7- A Ordem do Arquitectos procura esta concertação com persistência, encarregados profissionalmente da representação de todos os seus associados. Porém a realidade exterior é menos bafejada de lucidez. Há jogos externos, há interesses das outras profissões, há tempos mortos de reposição da ordem moral aqui em falta que convêm a outros. Espero que os novos dirigentes nos deixem como legado desta legislatura a resolução deste problema já muito batalhada por todos os anteriores.

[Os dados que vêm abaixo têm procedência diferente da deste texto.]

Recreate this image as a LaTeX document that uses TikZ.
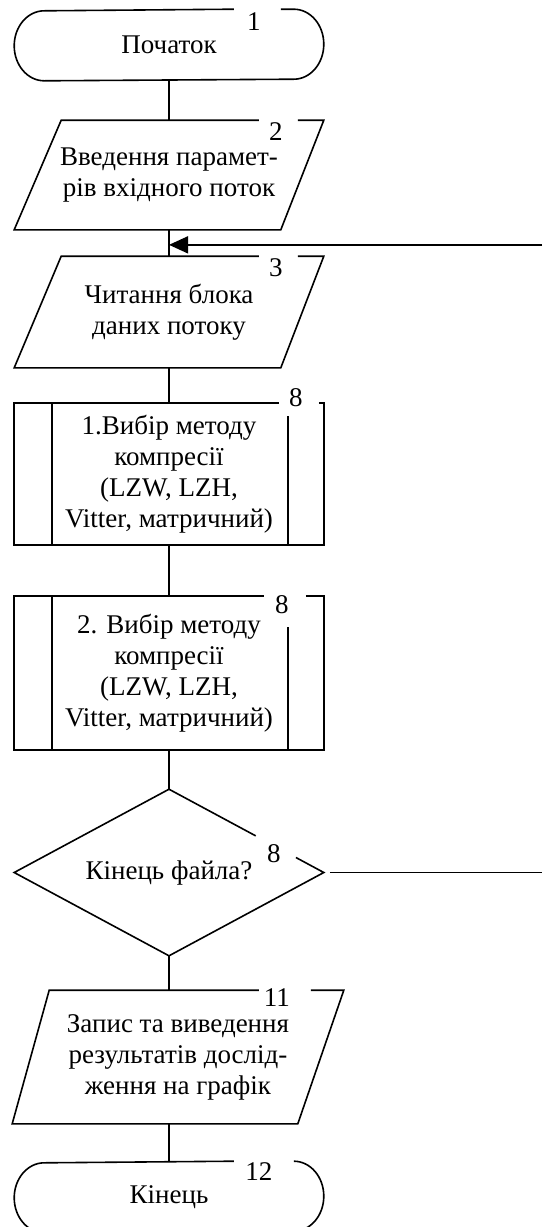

A Presidente da Ordem, Helena Roseta, é uma política experimentada e partilhando os corredores do poder já conseguiu do Parlamento uma aprovação desta intenção. Que os arquitectos encontrem finalmente o seu ofício.
Caso contrário permanece em estagnação a realidade obscura e difícil de quem faz arquitectura real no país real. Milhares de pessoas com canudo perdidas no oceano do vale tudo das assinaturas dos projectos e um horrendo país construído, periférico do mundo.
8- A arquitectura portuguesa tem várias gerações que nunca quiseram nem querem furtar-se aos verdadeiros problemas deste País. Têm a maturidade, a coragem, as ideias próprias e o talento para o fazer.
Apelo por fim principalmente a si, senhor Primeiro-Ministro, tenha a ambição de os responsabilizar, queira abrir a porta a um país com várias gerações de arquitectos com orgulho e qualidade.
Não os desperdicem.
blogs que reagiram e abriram debate nos comentários (os que nos passam despercebidos sffv enviar mail):
O Acidental
A Tesoura
postHABITAT
HardBlog
arqportugal
P.S.:BF- Oficina de Arquitectura
Xatoo
A Mão Invisível
ALLEGRO MA NON TROPPO
Nota - Este texto foi escrito em 2004 por impulso individual aquando das eleições para a ordem dos arquitectos como lembrete pessoal meu aos novos dirigentes do assunto pendente. Na altura igualmente deu-se a dissolução da assembleia e queda de governo. Agora, com novos interlocutores, e a propósito do texto do arq. Pedro Gadanho, A geração silenciosa lembrei-me do mesmo e publiquei-o, subscrito por quem assim o entende no contexto do estado democrático de direito.